» **RECORDED DATA**
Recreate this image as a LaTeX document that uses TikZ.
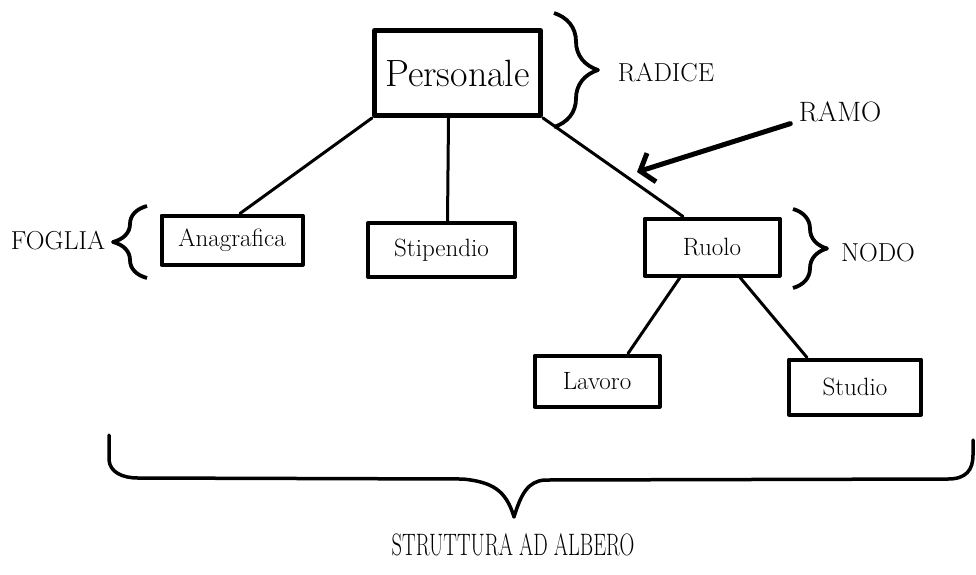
\documentclass[tikz,border=0pt]{standalone}
\usepackage{tikz}
\usetikzlibrary{arrows.meta,positioning,calc,decorations.pathreplacing}

\begin{document}
\begin{tikzpicture}[x=1pt, y=-1pt, line width=3pt, line join=round, line cap=round]
\tikzstyle{box}=[draw=black, line width=4pt, fill=white, inner sep=0pt, font=\fontsize{25}{30}\selectfont]
\tikzstyle{tag}=[inner sep=0pt, font=\fontsize{26}{31}\selectfont]
\tikzstyle{curly}=[decorate, line width=3.8pt, line cap=butt]
\useasboundingbox (0,0) rectangle (976,574);
% nodi dell'albero
\node[box, line width=5pt, minimum width=166pt, minimum height=85pt, font=\fontsize{38}{45}\selectfont] (pers) at (457.5,73) {Personale};
\node[box, minimum width=141pt, minimum height=49pt]  (anag)   at (232,240) {Anagrafica};
\node[box, minimum width=147pt, minimum height=54pt]  (stip)   at (441.5,250) {Stipendio};
\node[box, minimum width=135pt, minimum height=57pt]  (ruolo)  at (712,247) {Ruolo};
\node[box, minimum width=125pt, minimum height=51pt]  (lavoro) at (597,381) {Lavoro};
\node[box, minimum width=132pt, minimum height=55pt]  (studio) at (855,387) {Studio};
% rami
\draw (pers.south west) -- ([xshift=8pt]anag.north);
\draw ([xshift=-9pt]pers.south) -- ([xshift=6pt]stip.north);
\draw (pers.south east) -- ([xshift=-29pt]ruolo.north);
\draw ([xshift=-32pt]ruolo.south) -- ([xshift=31pt]lavoro.north);
\draw ([xshift=28pt]ruolo.south) -- ([xshift=-48pt]studio.north);
% etichette
\node[tag] (radice) at (666,73)  {RADICE};
\node[tag] (foglia) at (58,241)  {FOGLIA};
\node[tag] (nodo)   at (878,253) {NODO};
\node[tag, font=\fontsize{28}{33}\selectfont] (ramo) at (840,112) {RAMO};
\node[tag, font=\fontsize{31}{36}\selectfont] (titolo) at (513,545) {\scalebox{0.66}[1]{STRUTTURA AD ALBERO}};
\coordinate (ramotip) at (637,172);
\draw[line width=5pt, -{Straight Barb[length=12pt, width=30pt]}] ([xshift=-7pt]ramo.south west) -- (ramotip);
% graffe
\draw[curly, decoration={brace, amplitude=44pt}] (554,13) -- (554,127);
\draw[curly, decoration={brace, amplitude=34pt}] (147,278) -- (147,206);
\draw[curly, decoration={brace, amplitude=34pt}] (793,209) -- (793,288);
\draw[line width=3.5pt] (109,435) -- (109,460) .. controls (110,472) and (122,478) .. (138,478)
  -- (463,479) .. controls (492,482) and (506,490) .. (514,517)
  .. controls (521,494) and (528,481) .. (545,480) -- (948,479)
  .. controls (966,479) and (973,470) .. (973,455) -- (973,440);
\end{tikzpicture}
\end{document}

» **WHAT TO PRODUCE**
Transcribe the material exactly, leaving every picture out.

» **TASK RESULT**
Recreate this image as a LaTeX document that uses TikZ.
\documentclass[tikz,border=0pt]{standalone}
\usepackage{tikz}
\usetikzlibrary{arrows.meta,positioning,calc,decorations.pathreplacing}

\begin{document}
\begin{tikzpicture}[x=1pt, y=-1pt, line width=3pt, line join=round, line cap=round]
\tikzstyle{box}=[draw=black, line width=4pt, fill=white, inner sep=0pt, font=\fontsize{25}{30}\selectfont]
\tikzstyle{tag}=[inner sep=0pt, font=\fontsize{26}{31}\selectfont]
\tikzstyle{curly}=[decorate, line width=3.8pt, line cap=butt]
\useasboundingbox (0,0) rectangle (976,574);
% nodi dell'albero
\node[box, line width=5pt, minimum width=166pt, minimum height=85pt, font=\fontsize{38}{45}\selectfont] (pers) at (457.5,73) {Personale};
\node[box, minimum width=141pt, minimum height=49pt]  (anag)   at (232,240) {Anagrafica};
\node[box, minimum width=147pt, minimum height=54pt]  (stip)   at (441.5,250) {Stipendio};
\node[box, minimum width=135pt, minimum height=57pt]  (ruolo)  at (712,247) {Ruolo};
\node[box, minimum width=125pt, minimum height=51pt]  (lavoro) at (597,381) {Lavoro};
\node[box, minimum width=132pt, minimum height=55pt]  (studio) at (855,387) {Studio};
% rami
\draw (pers.south west) -- ([xshift=8pt]anag.north);
\draw ([xshift=-9pt]pers.south) -- ([xshift=6pt]stip.north);
\draw (pers.south east) -- ([xshift=-29pt]ruolo.north);
\draw ([xshift=-32pt]ruolo.south) -- ([xshift=31pt]lavoro.north);
\draw ([xshift=28pt]ruolo.south) -- ([xshift=-48pt]studio.north);
% etichette
\node[tag] (radice) at (666,73)  {RADICE};
\node[tag] (foglia) at (58,241)  {FOGLIA};
\node[tag] (nodo)   at (878,253) {NODO};
\node[tag, font=\fontsize{28}{33}\selectfont] (ramo) at (840,112) {RAMO};
\node[tag, font=\fontsize{31}{36}\selectfont] (titolo) at (513,545) {\scalebox{0.66}[1]{STRUTTURA AD ALBERO}};
\coordinate (ramotip) at (637,172);
\draw[line width=5pt, -{Straight Barb[length=12pt, width=30pt]}] ([xshift=-7pt]ramo.south west) -- (ramotip);
% graffe
\draw[curly, decoration={brace, amplitude=44pt}] (554,13) -- (554,127);
\draw[curly, decoration={brace, amplitude=34pt}] (147,278) -- (147,206);
\draw[curly, decoration={brace, amplitude=34pt}] (793,209) -- (793,288);
\draw[line width=3.5pt] (109,435) -- (109,460) .. controls (110,472) and (122,478) .. (138,478)
  -- (463,479) .. controls (492,482) and (506,490) .. (514,517)
  .. controls (521,494) and (528,481) .. (545,480) -- (948,479)
  .. controls (966,479) and (973,470) .. (973,455) -- (973,440);
\end{tikzpicture}
\end{document}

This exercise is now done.